Womöglich liegt die Kanzlerin mit ihrer Empfehlung aber falsch. Entscheidender als die Agenda-Politik sei das System der deutschen Arbeitsbeziehungen, schreiben nun vier Forscher um Christian Dustmann vom University College London im „Journal of Economic Perspectives“. Das Zusammenspiel der Tarifpartner bei der Lohnfindung und die Zurückhaltung der Gewerkschaften hätte für das Erstarken der Deutschen eine viel wichtigere Rolle gespielt. Vor allem die tariflichen Öffnungsklauseln seit Ende der 90er Jahre hätten es erlaubt, die Lage in Branchen, Regionen oder gar einzelnen Betrieben zu berücksichtigen. Die Hartz-Reformen dagegen hätten „keine entscheidende Rolle“ für den Umbau der Wirtschaft gespielt.
Tatsächlich steckte Deutschland nach der Vereinigung in einer heiklen Lage. Durch das deutsche System der Tarifpolitik seien die Arbeitskosten in der Folge spürbar gesunken. Nur so sei die Wettbewerbsfähigkeit der Exporteure zu erklären, die seit 2007 Deutschland zum Kraftzentrum Europas werden ließ.
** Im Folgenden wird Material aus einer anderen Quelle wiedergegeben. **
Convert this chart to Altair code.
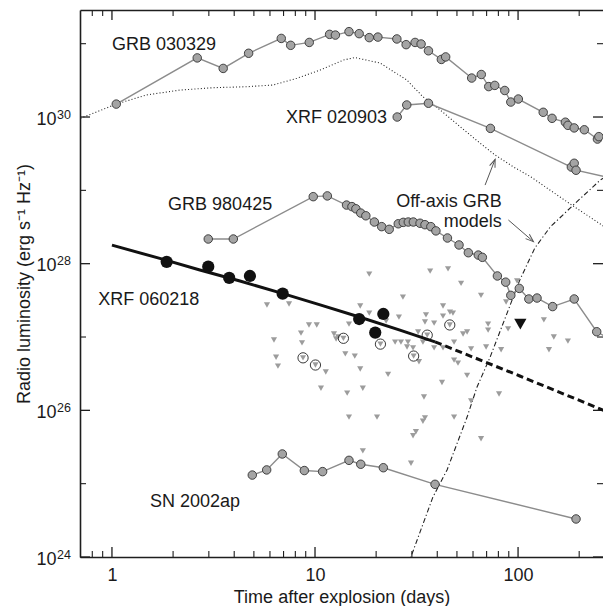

Doch dieser Ansatz ist vielen zu einseitig. So schlicht könne man nicht argumentieren, sagt der Ökonom Michael Burda von der Humboldt-Universität. „Die Welt ist komplizierter.“ Das sieht auch Bert Rürup so, der als Chef der Wirtschaftsweisen die Agenda-Politik entworfen hat. Es gehe um ein „Zusammenwirken verschiedener Faktoren“, sagt er. Die Hartz-Politik und die Lohnmäßigung seien nur zwei Bausteine. Zudem hätten sich die Firmen neu aufgestellt und vom Boom der Schwellenländer profitiert. „Den einen, entscheidenden Punkt gibt es nicht – wenn man mit der Hand in eine Kreissäge kommt, weiß man auch nicht, von welchem Zahn man geschnitten wurde.“
Einige Reformen, für die es kein Schlagwort gibt und die mit der Agenda nichts zu tun haben, werden zudem unterschätzt. So ist das Zuwanderungsrecht in Deutschland so liberal wie in kaum einem anderen Industriestaat. „Die Beschäftigungsrekorde seit 2010 wären sonst gar nicht denkbar“, sagt Holger Bonin, Arbeitsmarktforscher beim Zentrum für Europäische Wirtschaftsforschung (ZEW). Auch die Anti-Krisen-Politik der Firmen im Rezessionsjahr 2009 spiele eine große Rolle. „Viele Betriebe haben seit Ende der 90er Jahre auf Arbeitszeitkonten gesetzt. Die konnten sie nun plündern – für die Sicherung der Jobs war das viel wichtiger als etwa die Kurzarbeit“, sagt Bonin.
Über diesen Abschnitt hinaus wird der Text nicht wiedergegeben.